You never developed a real world compiler and you have no real insight into fpc 
development so you
cannot know about this.

> In
> summary, feature are in separate branch. There is a public "testing stablish 
> changes" and a public
> "testing unstable" branches. Everything stays in branches until they are 
> signed off and merged into
> "master" (aka Trunk). Then less than 5 minutes is spend doing a "octopus 
> merge" of all branches that
> have been well tested and signed.

Who tests and signs? Our testing facilities cannot test more than a few (1, 2 
maybe 3) branches
nightly as we use build farms used also by other people. Further we test also 
on slow system, where
one run takes >1h. We have already >150 regression test runs per night with 
different parameters, on
difference architectures etc.
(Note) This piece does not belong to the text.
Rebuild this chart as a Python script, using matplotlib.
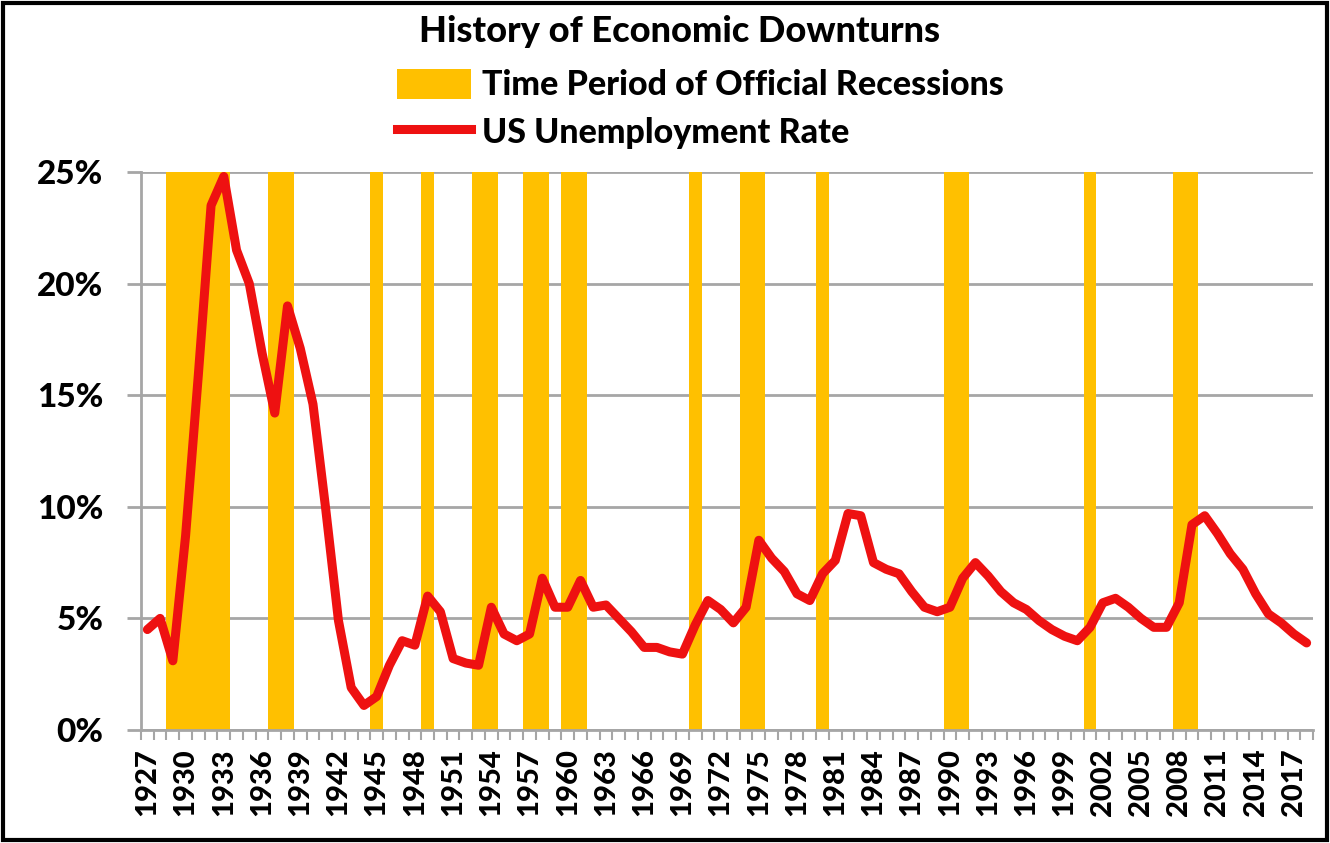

This cannot be extended. Everything not in trunk 
(or master/) fixes is
not seriously tested and cannot seriously be tested, due to lacking resources. 
So feature branches
make only sense for big changes (as we do already with svn).

Or tests the "crowd" which makes OSS so powerful and everything is reviewed by 
dozens of people?
Looking at the problems FPC 3.0.2 has, people even didn't test release 
candidates seriously. And
some branch for a single feature? May I laugh?